Ringfort (Cashel), Ballyinsheen Beg, Co. Clare
Co. Clare |
Ringforts
In a field in County Clare, a low oval ring of tumbled stone sits so quietly in the grass that it could easily be mistaken for a natural undulation in the ground.
Only at the south-eastern arc does the wall hold enough shape to read clearly as something deliberately built. Elsewhere, particularly between the south-south-east and south-west, the line dissolves almost entirely into the pasture, leaving a visitor to trace its circuit more by instinct than by sight.
This is a cashel, the Irish term for a ringfort defined by a stone rather than an earthen boundary wall.

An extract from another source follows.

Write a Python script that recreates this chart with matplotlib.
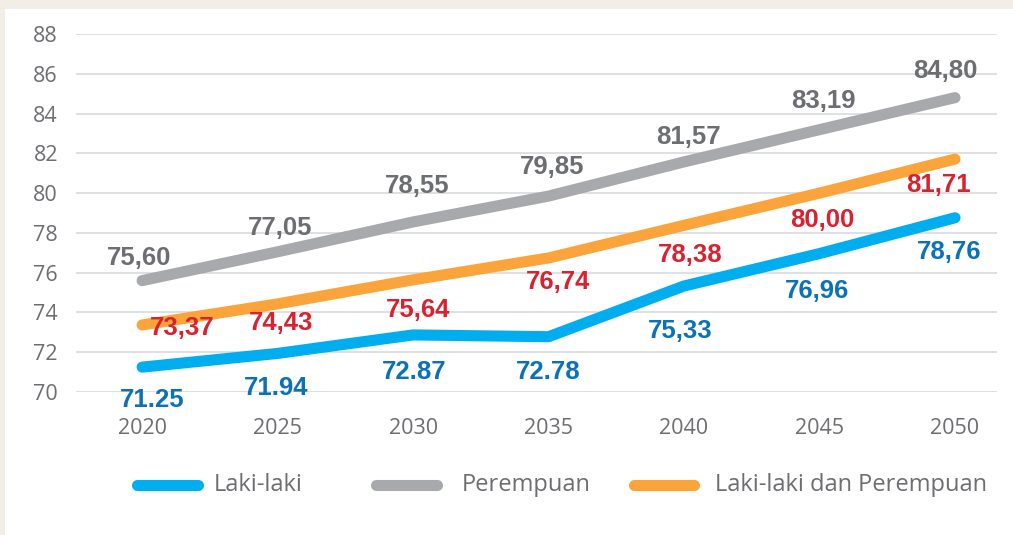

Cashels are found across Ireland but are especially characteristic of the limestone landscapes of the west, where building stone lay close to the surface and earth banks were less practical. The interior of this example measures roughly 23.5 metres from north-north-west to south-south-east and about 16 metres across, dimensions consistent with a single farmstead enclosure of the early medieval period, though the site has not been dated precisely. What gives it additional interest is its setting: it sits within an extensive, multi-period field system, meaning the landscape around it carries the overlapping marks of land use across several different eras. The karstic limestone that pushes through the undulating pasture is characteristic of the Burren region, where thin soils and exposed rock have preserved ancient field boundaries that elsewhere were long ago ploughed away. Roughly 68 metres to the south-west lies a separate enclosure, and about 69 metres to the north-east, a sheepfold, the whole cluster suggesting a working landscape that accumulated structures gradually rather than being planned in a single moment.